2 garlic cloves, chopped
Chicken broth/veggie broth/water + salt
1 1/2 cups lentils
Taco Seasoning (to taste, middle ground is probably around 2 teaspoons.)
Cooking Oil (1-2 teaspoons)
- I've made this with chicken broth, veggie broth or even with water plus some salt. If you use broth, you don't really need to add salt. I most often do it with a crushed chicken bouillon cube. The lentils take a long time to cook, so as it boils down you add water so it doesn't burn.

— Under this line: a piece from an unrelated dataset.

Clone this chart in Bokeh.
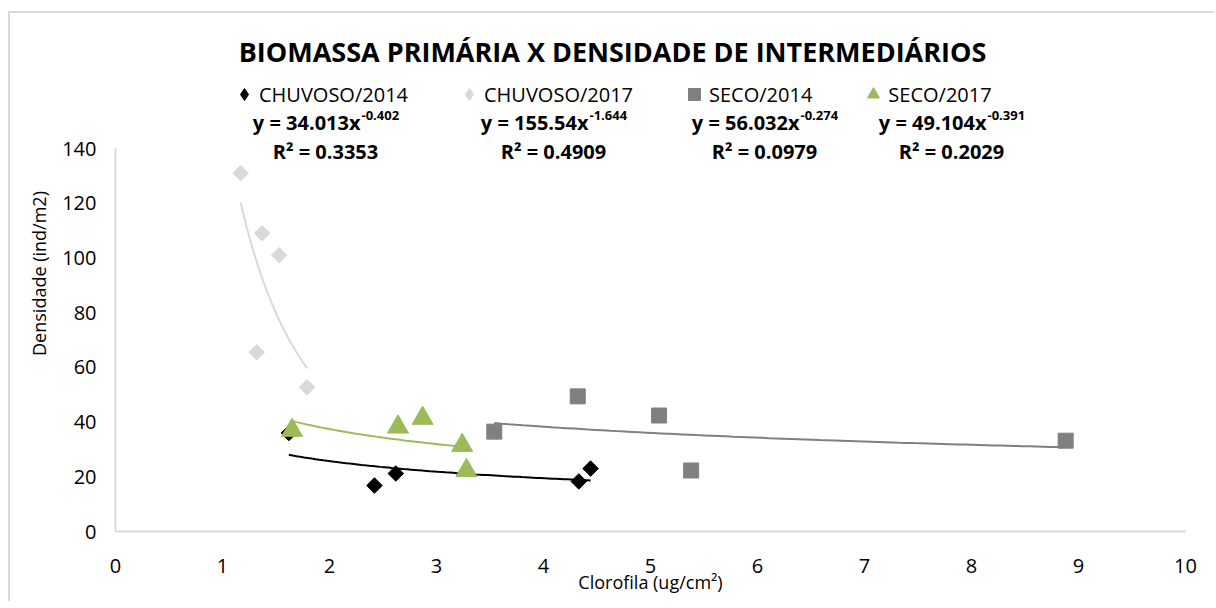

- I use either olive oil or canola oil.
- Lentil wise I tend to use the yellow split ones that are a bit larger and harder. There are these smaller, softer ones that are perfect for the Indian dal that just falls apart: not so perfect for this recipe, it will make a taco mush. lol. I know. It's still edible, but you want the harder ones for the right texture.
- I make my own taco seasoning now because the packets are imported here and are comparatively pricey. But if I had them I'd probably just add a half to full packet.
1. Heat oil in a karahi or skillet. Add chopped onions and garlic and cook a few minutes until tender.
2. Add lentils, seasoning, and broth/water.
3. Leave to cook until lentils are tender. This varies greatly and can take from 20 minutes to an hour. Keep checking and add water if getting low.
4. Once tender make sure the liquid boils down to the right consistency for taco "meat."
5. Serve in tortillas/taco shells/ or other flat bread like rotis. Add veggies and possibly cheese. Lettuce is pricey here so I generally do chopped bell pepper/capsicum with shredded cheese and possibly corn.
Additional Tips: You can mix this with taco meat to make it go farther, or salsa if you want to go veg. It's also good in stuffed bell peppers!